Description of the task:
Reproduce the lines exactly, beginning with the line that has "Write the matplotlib code for this chart." and ending with the line that has "plt.rcParams['font.family'] = ['Liberation". Images are left out.

Records supplied:
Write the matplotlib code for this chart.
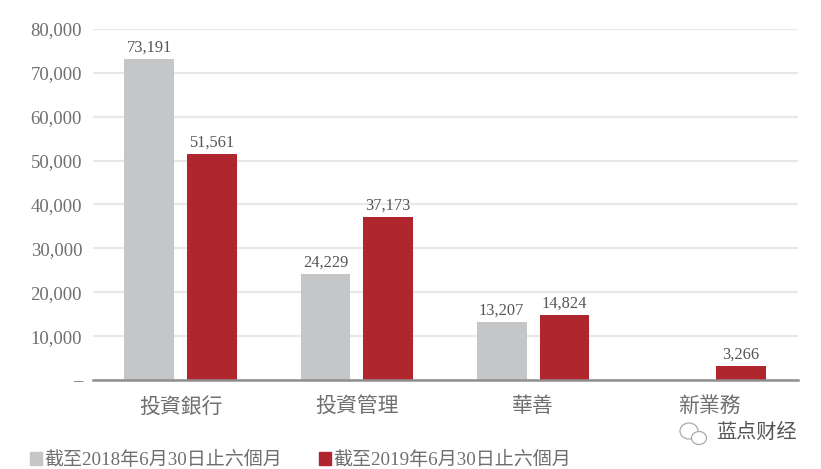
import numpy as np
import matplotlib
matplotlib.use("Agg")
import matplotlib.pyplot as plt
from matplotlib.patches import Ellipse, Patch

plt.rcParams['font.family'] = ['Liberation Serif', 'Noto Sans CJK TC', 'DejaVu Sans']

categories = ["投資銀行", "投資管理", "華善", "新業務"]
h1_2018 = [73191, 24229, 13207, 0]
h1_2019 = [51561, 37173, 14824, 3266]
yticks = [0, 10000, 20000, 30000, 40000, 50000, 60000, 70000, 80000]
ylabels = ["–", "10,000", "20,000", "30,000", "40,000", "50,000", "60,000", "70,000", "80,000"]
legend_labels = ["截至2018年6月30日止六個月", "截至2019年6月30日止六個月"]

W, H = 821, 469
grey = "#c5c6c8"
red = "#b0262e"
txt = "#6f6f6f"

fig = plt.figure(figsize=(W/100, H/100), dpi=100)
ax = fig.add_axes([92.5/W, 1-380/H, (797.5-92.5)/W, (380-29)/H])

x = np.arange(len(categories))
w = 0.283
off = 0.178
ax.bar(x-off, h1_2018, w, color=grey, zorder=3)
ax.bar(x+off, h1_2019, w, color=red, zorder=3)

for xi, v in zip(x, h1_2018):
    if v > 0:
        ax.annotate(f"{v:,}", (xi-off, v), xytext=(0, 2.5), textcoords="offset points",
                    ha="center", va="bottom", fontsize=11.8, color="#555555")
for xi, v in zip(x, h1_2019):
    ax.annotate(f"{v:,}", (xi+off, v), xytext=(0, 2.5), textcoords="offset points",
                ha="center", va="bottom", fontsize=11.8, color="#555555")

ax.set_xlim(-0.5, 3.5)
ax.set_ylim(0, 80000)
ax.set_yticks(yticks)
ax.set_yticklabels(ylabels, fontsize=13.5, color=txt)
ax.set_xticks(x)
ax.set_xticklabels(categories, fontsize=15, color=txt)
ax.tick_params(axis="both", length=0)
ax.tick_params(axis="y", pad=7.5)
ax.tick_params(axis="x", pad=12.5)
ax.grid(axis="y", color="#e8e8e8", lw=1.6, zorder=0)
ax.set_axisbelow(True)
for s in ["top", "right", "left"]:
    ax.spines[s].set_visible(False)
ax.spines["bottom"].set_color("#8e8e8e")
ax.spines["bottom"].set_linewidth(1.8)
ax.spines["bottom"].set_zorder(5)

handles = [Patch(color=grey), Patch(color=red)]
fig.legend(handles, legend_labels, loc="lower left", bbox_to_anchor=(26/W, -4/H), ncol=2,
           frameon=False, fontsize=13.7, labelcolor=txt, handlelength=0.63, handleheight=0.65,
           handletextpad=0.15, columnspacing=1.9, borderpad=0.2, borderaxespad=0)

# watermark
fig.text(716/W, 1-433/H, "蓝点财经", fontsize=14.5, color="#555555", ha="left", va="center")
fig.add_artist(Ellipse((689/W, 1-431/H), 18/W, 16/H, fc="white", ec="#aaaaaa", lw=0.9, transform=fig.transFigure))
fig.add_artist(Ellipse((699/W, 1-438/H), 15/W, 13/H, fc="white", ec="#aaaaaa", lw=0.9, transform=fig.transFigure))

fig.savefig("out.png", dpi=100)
* * *
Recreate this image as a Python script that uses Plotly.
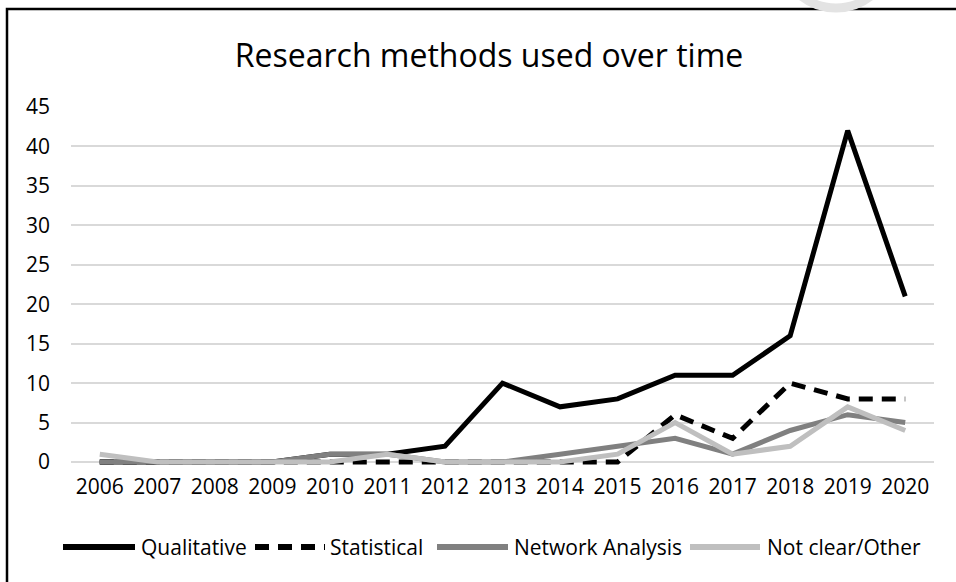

Exercise result:
Write the matplotlib code for this chart.
import numpy as np
import matplotlib
matplotlib.use("Agg")
import matplotlib.pyplot as plt
from matplotlib.patches import Ellipse, Patch

plt.rcParams['font.family'] = ['Liberation Serif', 'Noto Sans CJK TC', 'DejaVu Sans']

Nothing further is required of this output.